[start Material]

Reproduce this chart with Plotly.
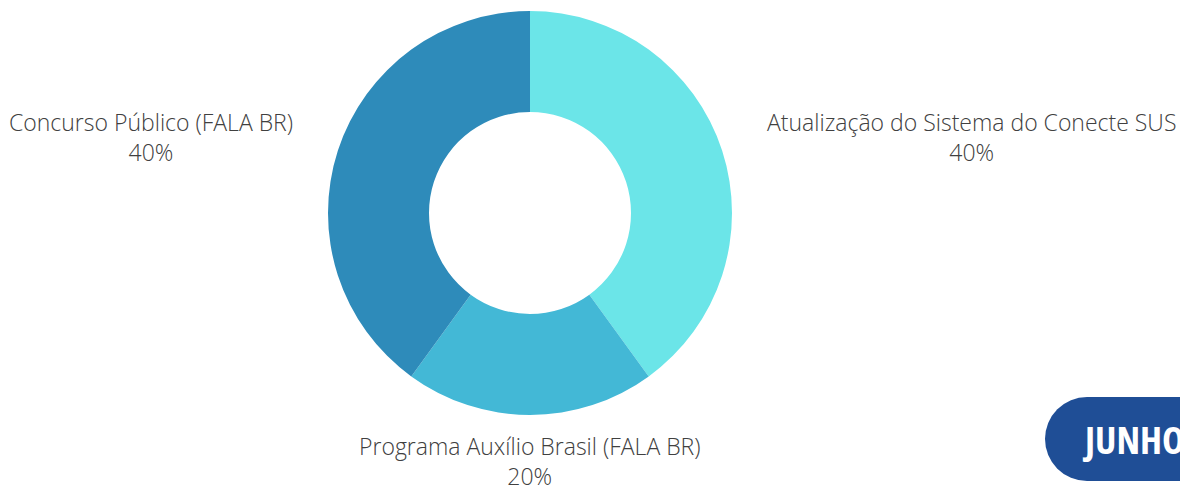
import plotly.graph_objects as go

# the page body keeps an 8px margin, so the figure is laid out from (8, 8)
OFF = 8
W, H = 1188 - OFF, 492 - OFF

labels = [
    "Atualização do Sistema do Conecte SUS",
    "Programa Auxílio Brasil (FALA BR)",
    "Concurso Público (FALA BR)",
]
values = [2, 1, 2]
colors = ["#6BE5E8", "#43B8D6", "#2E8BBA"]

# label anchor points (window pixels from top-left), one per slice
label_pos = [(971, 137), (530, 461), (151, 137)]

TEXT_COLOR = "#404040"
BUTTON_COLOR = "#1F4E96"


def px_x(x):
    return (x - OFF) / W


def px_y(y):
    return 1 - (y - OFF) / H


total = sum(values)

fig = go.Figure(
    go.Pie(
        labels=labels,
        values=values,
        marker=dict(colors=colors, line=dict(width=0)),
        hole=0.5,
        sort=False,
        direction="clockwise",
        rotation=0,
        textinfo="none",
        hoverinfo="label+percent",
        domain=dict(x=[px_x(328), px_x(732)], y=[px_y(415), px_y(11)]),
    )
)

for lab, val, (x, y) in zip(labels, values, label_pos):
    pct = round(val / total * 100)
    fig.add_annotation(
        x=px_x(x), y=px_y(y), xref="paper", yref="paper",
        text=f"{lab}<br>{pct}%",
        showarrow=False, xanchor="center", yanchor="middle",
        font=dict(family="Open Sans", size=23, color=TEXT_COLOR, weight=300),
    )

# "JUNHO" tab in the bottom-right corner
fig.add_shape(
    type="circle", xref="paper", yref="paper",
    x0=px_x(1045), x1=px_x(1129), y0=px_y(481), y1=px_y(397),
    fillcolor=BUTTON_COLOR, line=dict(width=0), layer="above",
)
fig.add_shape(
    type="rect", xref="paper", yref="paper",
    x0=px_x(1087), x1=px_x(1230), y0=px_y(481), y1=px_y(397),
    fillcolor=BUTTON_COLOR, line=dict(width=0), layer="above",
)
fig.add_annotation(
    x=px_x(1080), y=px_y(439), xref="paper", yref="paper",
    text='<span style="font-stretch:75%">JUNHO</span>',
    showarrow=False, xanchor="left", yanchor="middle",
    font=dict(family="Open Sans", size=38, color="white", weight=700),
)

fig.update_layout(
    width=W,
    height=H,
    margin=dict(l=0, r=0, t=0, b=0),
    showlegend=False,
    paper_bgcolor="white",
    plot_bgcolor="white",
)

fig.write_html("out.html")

[end Material]

- Stated exercise: Everything from the first line of the listing above through the line that contains "total = sum(values)" is to be restated word for word, minus the pictures.

- Final result:
Reproduce this chart with Plotly.
import plotly.graph_objects as go

# the page body keeps an 8px margin, so the figure is laid out from (8, 8)
OFF = 8
W, H = 1188 - OFF, 492 - OFF

labels = [
    "Atualização do Sistema do Conecte SUS",
    "Programa Auxílio Brasil (FALA BR)",
    "Concurso Público (FALA BR)",
]
values = [2, 1, 2]
colors = ["#6BE5E8", "#43B8D6", "#2E8BBA"]

# label anchor points (window pixels from top-left), one per slice
label_pos = [(971, 137), (530, 461), (151, 137)]

TEXT_COLOR = "#404040"
BUTTON_COLOR = "#1F4E96"


def px_x(x):
    return (x - OFF) / W


def px_y(y):
    return 1 - (y - OFF) / H


total = sum(values)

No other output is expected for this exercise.